While we were on the main street, there was a group of random people who were dancing! Elise decided to jump in and join :)

She did awesome! After we passed by a second time, Elise and I both joined in while Lyman and Silvija stood by laughing.

This house started out level with the street, but is apparently slowly sinking into the ground. Lyman was telling us that the ground is very soft here (makes sense since it's by the sea and sand) and this building has been slowly sinking since 1925 when it was built.
A fountain in the town
 Since just one festival isn't nearly enough for Baltic folk, we drove into Klaipeda (the nearby bigger city) for a Jazz festival!
Klaipeda is a port town, and therefore has fishermen statues everywhere :)

This here is something special - a pizza delivery boat!! If you want to munch on some pepperoni whilst fishing? No problem!

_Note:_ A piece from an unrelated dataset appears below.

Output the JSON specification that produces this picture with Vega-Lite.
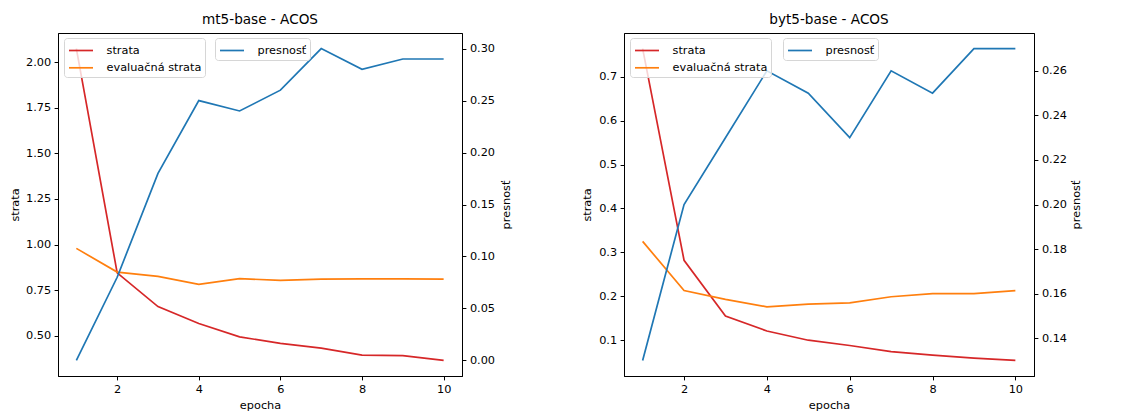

Just shell out about $120 for delivery, and you're golden.

Just a sunny day on the Baltic sea :)  Don't be fooled though - it was FREEZING!

The industrial part of the harbor - there were easily about 50 cranes set up.

A life-sized checkers game made of driftwood from the Baltic Sea

The crowd at the Jazz festival - it was simply a stage set up in the square with thousands of people cramming around to listen

Z, watching from his shoulder perch

 A recording of Niki Harris, the rockin' Black woman who sang at the Jazz festival. She was so pro-woman, and seemed to be single handedly campaigning to get the Lithuanian people to smile. It actually worked :)  Niki used to be a background singer for Madonna, and is HILARIOUS!
Ended the day with a beautiful Baltic sunset :) (This was around 10pm, by the way. It stays light so late here!)